Obiecywali pracę za granicą, potem robili z ich życia piekło
Pomorska policja zatrzymała cztery osoby, które werbowały kobiety do rzekomej pracy jako sprzątaczki w Niemczech. Na miejscu były one zmuszane do prostytucji. Sprawa dotyczy przynajmniej kilkunastu kobiet.
06.11.2009 | aktual.: 06.11.2009 13:56
Jak poinformował rzecznik prasowy pomorskiej policji Jan Kościuk, zatrzymani to dwie kobiety i dwóch mężczyzn w wieku od 27 do 41 lat.
- Werbowali oni do rzekomej pracy w charakterze sprzątaczek osoby będące w trudnej sytuacji bytowej. Obiecywali zatrudnienie na terenie Niemiec, a następnie wywozili kobiety za granicę. Tam zabierali im dokumenty tłumacząc, że sami załatwią formalności - wyjaśnił Kościuk.

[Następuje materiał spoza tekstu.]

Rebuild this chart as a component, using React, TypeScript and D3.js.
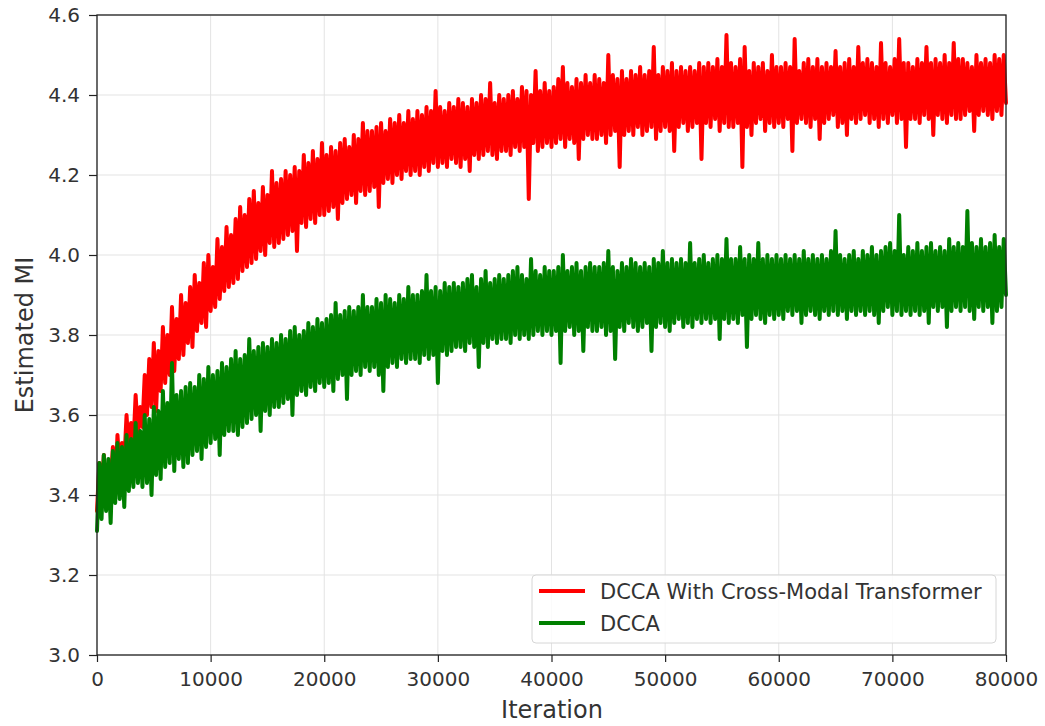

Niczego nieświadome i nie znające języka niemieckiego kobiety trafiały następnie do agencji towarzyskiej, gdzie były zmuszane do prostytucji. - Kobiety zastraszano, były przetrzymywane na terenie zamkniętej posesji - wyjaśnił Kościuk. Ofiarami grupy padło co najmniej kilkanaście Polek - dodał.
Jak wyjaśnił Krzysztof Trynka, rzecznik Prokuratury Apelacyjnej w Gdańsku, która wraz z policją prowadziła i nadzoruje sprawę, proceder miał miejsce w latach 2004 - 2008. - Każda z zatrzymanych osób brała w nim udział w różnym okresie - powiedział rzecznik. - W sprawę zamieszani są jeszcze inni sprawcy - dodał.
Do zatrzymania czwórki organizatorów procederu doszło w środę w małej miejscowości pod Człuchowem. - Troje z nich zostało tymczasowo aresztowanych na trzy miesiące, czynności w sprawie czwartej osoby jeszcze trwają - powiedział Trynka.
Jak informuje policja, zatrzymanym grozi kara od trzech do 15 lat pozbawienia wolności.